We looked at the reduction of the average number of drugs used by doctors in this registry. On average, it was reduced from six to four drugs. We hope that at least we avoided the more than 10 drug prescriptions, which is very frequent. And also we saw that the polypharmacy, which is more than 10 drugs prescribed, has become less frequent.
So this is what we have achieved. Fortunately, the Italian drug agency became cognizant of our efforts. Next week we are going to Rome to a meeting in which we will discuss this issue of polypharmacy.
It's important that the Ministry of Health and the IFA, the drug agency, is aware of this work. This also has implication on drug costs, because many of these drugs are wasted. They aren't useful; they represent a cost for our National Health Service. Plus, there is the risk for the individual citizens.

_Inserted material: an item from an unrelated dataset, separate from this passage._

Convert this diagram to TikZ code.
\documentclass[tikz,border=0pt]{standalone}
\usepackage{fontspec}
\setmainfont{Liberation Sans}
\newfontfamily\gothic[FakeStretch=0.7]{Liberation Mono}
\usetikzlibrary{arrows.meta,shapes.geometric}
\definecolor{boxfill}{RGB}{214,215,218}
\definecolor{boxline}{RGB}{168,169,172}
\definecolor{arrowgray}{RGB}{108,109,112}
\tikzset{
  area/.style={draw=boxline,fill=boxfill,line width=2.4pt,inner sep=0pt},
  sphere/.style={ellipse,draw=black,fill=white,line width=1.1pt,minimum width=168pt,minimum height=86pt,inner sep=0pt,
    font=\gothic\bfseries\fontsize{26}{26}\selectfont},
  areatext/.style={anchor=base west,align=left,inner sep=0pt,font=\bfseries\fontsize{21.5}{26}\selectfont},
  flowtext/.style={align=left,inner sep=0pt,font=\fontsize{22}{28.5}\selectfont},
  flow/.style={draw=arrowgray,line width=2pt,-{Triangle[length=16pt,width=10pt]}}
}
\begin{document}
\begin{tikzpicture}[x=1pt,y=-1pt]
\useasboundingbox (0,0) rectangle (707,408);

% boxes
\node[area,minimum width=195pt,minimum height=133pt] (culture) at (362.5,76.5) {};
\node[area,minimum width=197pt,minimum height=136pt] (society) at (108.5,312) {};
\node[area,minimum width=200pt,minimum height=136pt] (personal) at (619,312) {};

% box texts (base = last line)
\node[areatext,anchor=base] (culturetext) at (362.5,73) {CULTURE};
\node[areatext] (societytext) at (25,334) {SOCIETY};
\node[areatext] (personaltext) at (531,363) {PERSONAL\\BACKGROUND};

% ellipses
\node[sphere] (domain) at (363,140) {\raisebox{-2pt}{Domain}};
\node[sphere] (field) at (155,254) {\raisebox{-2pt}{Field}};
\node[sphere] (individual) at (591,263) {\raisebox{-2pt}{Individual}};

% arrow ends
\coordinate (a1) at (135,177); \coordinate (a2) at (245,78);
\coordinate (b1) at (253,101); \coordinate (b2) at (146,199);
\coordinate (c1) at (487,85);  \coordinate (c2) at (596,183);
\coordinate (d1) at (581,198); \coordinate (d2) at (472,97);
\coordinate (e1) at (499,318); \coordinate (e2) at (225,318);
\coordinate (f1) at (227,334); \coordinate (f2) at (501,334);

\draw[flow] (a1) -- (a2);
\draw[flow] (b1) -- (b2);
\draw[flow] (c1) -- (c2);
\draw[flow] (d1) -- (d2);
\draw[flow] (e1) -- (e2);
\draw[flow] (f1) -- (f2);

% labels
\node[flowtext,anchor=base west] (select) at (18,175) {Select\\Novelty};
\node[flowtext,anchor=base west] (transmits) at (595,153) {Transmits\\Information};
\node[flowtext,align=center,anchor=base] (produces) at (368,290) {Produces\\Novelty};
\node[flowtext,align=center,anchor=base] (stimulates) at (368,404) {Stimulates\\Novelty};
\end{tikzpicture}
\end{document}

So that's what I can tell you. The deprescription is the answer. There are some indications of how it should be done. You mentioned already the result. As I told you, this is just an exercise that hopefully is going to be reproduced in other countries.
For instance, in Spain, they are considering it. Deprescribing study has shown some efficacy, which was already shown in the study that you mentioned in Israel. And in New Zealand, where deprescribing also happens, there are more doctors who are more cognizant of this problem.
The problem is, unfortunately, that there should be more knowledge of polypharmacy among organ specialists. They tend to go ahead, looking only at the organ they are in charge of. And again, this is something I may be biased against, being a generalist doctor who believes to know everything.
But this is a problem. You see, specialization became very important in the 80s or the 70s of the last century. There was so much progress in medical technology. And of course, it was very difficult to keep pace with the progress of technology, particularly for the internists, or the general practitioners, and the geriatricians.
But very often the specialists tend to forget, particularly the youngest people who were not trained adequately in general medicine. They tend to focus too much on technology and not to look at the patient as a whole. And this is probably the problem.
We are not, of course, the best example because I told you that even the Italian Society of Internal Medicine, when we started our registry, there were a lot of problems. But at least we have shown that there is some degree of improvement.
If you tackle the issue of polypharmacy, you don't devote yourself only to it. I do it myself. I am an expert of relatively single disease, like bleeding disorder or thrombosis. That's why in the last part of my career, I thought that due to the aging of the population, perhaps my age, one should become interested in this problem of polypharmacy.
Dr. Anton Titov, MD: Thank you. No, that's very important because clearly, as the population ages, as more and more specialists are focusing on a particular organ, then polypharmacy continues to be a very big issue. It has to be tackled from the point of view of primary care physicians, from geriatricians and internal medicine physicians, because they are the ones that can really pull those levers.